One of the non-fiction books … maybe “Little House, Long Shadow?” hints that maybe Laura’s relationship with her mother wasn’t quite as good as the books suggested. (Noting that even when the Wilders were finally fairly comfortable themselves, she never went back for a visit EXCEPT when Pa died .. and then much later after Ma had died. By the 19-teens and 20’s, a trip from Missouri to South Dakota would not have been a big deal. Going up for a week wouldn’t have been difficult.) Which may be why Laura never offered to bring her mother and sister down to live with her.
I also always wondered why Laura did not take Ma and Mary to Rocky Ridge.
It seems a stark contrast between the Ma in the books, the heart of the family that kept hopes high and moods cheerful in dire situations (and always thought up something to cook and to eat!) and the rest of Laura’s life story.
Maybe it was common to depart from parents after marriage and not see them again after moving away,but it is hard to image why someone who wrote that lovingly about her mother should not have urged her to live with her after she had the chance (and the space).
Ma and Mary alone must have been in a frightful situations: Two women and possibly both dependened on one another – one due to her blindness, the other due to her age.
Must they not constantly have feared the other one’s death or injury and how they would continue then?
I kept wondering if the grown-up Laura didn’t depart from some of the values she stresses in LHOTP, about the family sticking together come what may.
Why otherwise would she not have offered Ma and Mary to live at the relatively comfortable Rocky Ridge farm? She may not have had that much money, but she had the space.
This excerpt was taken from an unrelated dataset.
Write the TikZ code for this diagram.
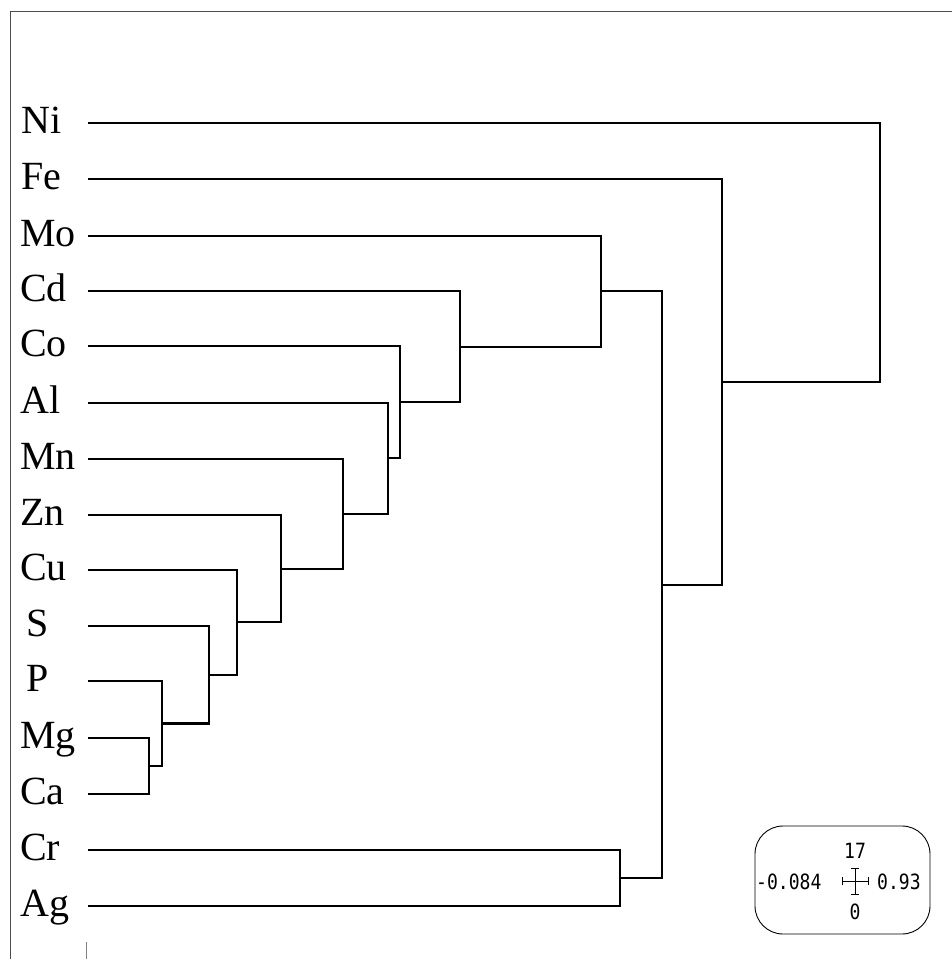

I don’t know if Laura ever offered to let Ma and Mary move in, but I don’t think they’d have wanted to. It isn’t like Ma and Mary were hunkered down in the house, they were well known and active figures around the community, active with the church, friends with the leaders of the town and they’d be leaving all that and all memories of their life there with Pa to move into someone else’s house, even if it was a daughter. I know several of my older relatives who you’d have to physically drag out the door to get them to do that until extremely near the end of their lives. Besides, they always had other people living with them, a young family named Green that they doted on according to the cards sent them and for awhile Nate and Grace.
I so agree with you, Sarah. These two women had a life they’d built, and were surrounded by friends and townsfolk. And, DeSmet want quite add provincial add it had started off being.
You wouldn’t know I’d been an editor for years, would you, the was I let auto-correct typos get through? “Add” was supposed to be “as”
Did you mean WANT to be wasn’t?
I never got the sense that Willie Oleson was not normal mentally. I think he was just a brat who got away with goofing off by acting like an idiot. About Ma and Mary and why they didn’t live with Laura, I agree with those who suggested that they would not have looked favorably upon moving hundreds of miles away from their home of several decades. Old folks and more especially the blind like/need to stay in familiar surroundings so they know where all the furniture is etc. It’s also unknowable as to whether Laura and Almanzo might have helped them financially from time to time. That’s not something that would have been talked/written about. It would have been sent, accepted and probably nothing ever actually said about it.